About 10% of the lake's water drains into the Fond du Lac River, which flows out of the lake to the north-west, where it drains into Lake Athabasca, which ultimately drains into the Arctic Ocean via the Mackenzie River system. The rest of the water drains into the Cochrane River, which flows out of the north-eastern side of the lake and into Reindeer Lake, which drains via the Churchill River system into Hudson Bay.

Wollaston Lake's main inflow is the Geikie River which flows from the south-west into the south-west section of the lake. If Hudson Bay is considered an arm of the Atlantic Ocean, then the Geikie is the largest river in the world to flow naturally into two oceans.

Wollaston Lake is also the largest lake entirely within Saskatchewan, although the Saskatchewanian portions of Lake Athabasca and Reindeer Lake are both larger.

Samuel Hearne learned of the lake in 1770 and David Thompson noted in 1796 the dual outlets as "perhaps without parallel in the world". In 1807, Peter Fidler named the lake after George Hyde Wollaston, a member of the Hudson Bay Company's Committee and brother of William Hyde Wollaston.

The only settlement on its shores is also named Wollaston Lake.
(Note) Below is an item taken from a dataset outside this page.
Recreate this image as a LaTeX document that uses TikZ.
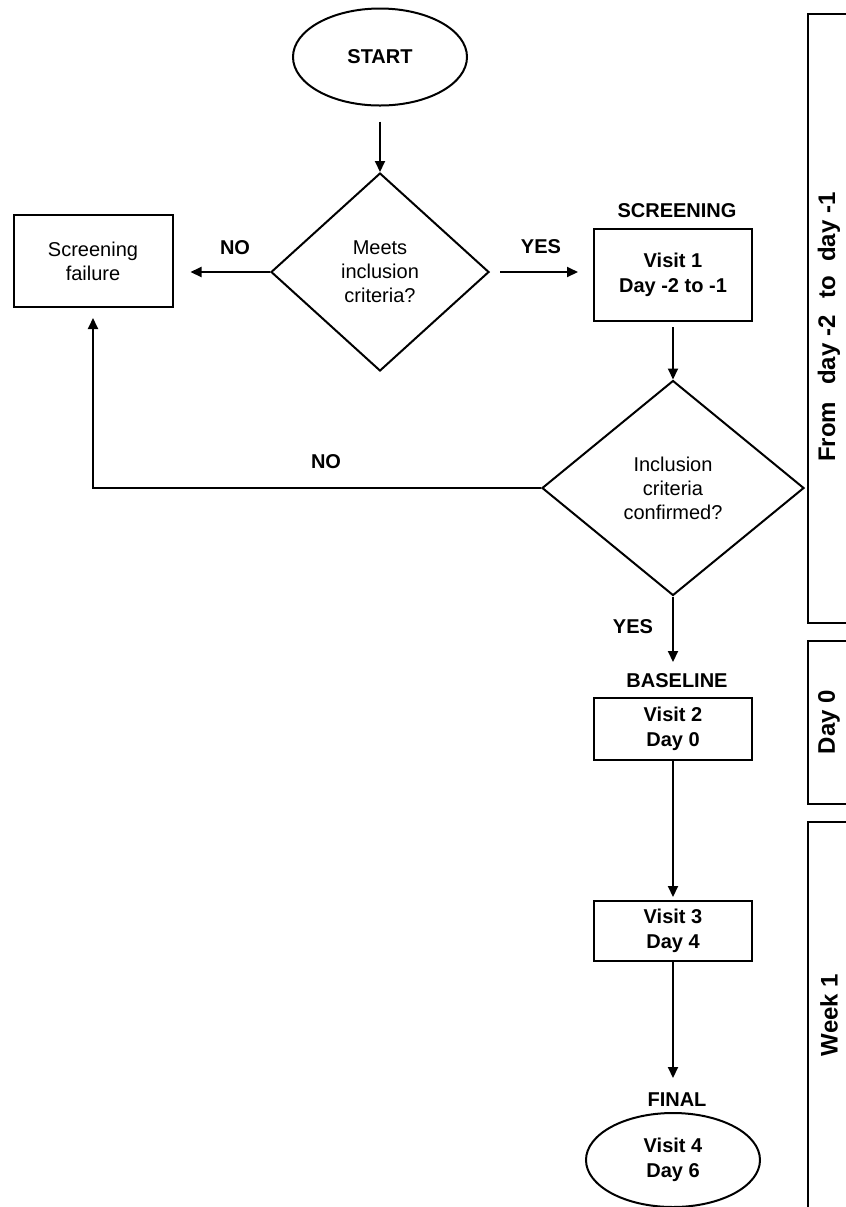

The settlement includes the northern hamlet of Wollaston Lake with a population of 129 and the adjacent village of Wollaston Post of the Hatchet Lake Dene Nation with a population of 1,251.

== Access ==
Saskatchewan Highway 905 connects Wollaston Lake to La Ronge. This all-weather road passes by the western side of the lake, while the community of Wollaston Lake is located on the eastern side, but the lake can be crossed by a winter road when the lake is frozen (November through June) and by the Wollaston barge when it is not.

As of 2026, Rise Air provides scheduled service to Wollaston Lake Airport, connecting it to Points North Landing (a service centre for nearby uranium mines), La Ronge, Prince Albert, and Saskatoon.

On the west side of the lake at Collins Bay, near Collins Creek, is Collins Bay Airport. Also on the west side of the lake, near Hidden Bay, is an abandoned airport called Hidden Bay Airport.

At the southern end of the lake at Nekweaga Bay is a Nekweaga Bay Airport. It is a private airport that provides access to Wilderness Family Outfitters.

== Wollaston Lake (Hidden Bay) Recreation Site ==
Wollaston Recreation Site, also known as Hidden Bay Campground, is a provincially run park located on the north bank of Umpherville River near its mouth where it empties into Hidden Bay of Wollaston Lake. The campground features 12 campsites, a boat launch, fish cleaning station, and a picnic area.

Wildfires completely burned the campground and it is closed until further notice.

The park is located on kilometre-240 of Highway 905, 260 km north of the community of Southend.

== Fish species ==
Fish species found in the lake include walleye, yellow perch, northern pike, lake trout, Arctic grayling, lake whitefish, cisco, burbot, white sucker, and longnose sucker.

Treated effluent from the Rabbit Lake uranium mine is released into Hidden Bay on the south-western side of the lake.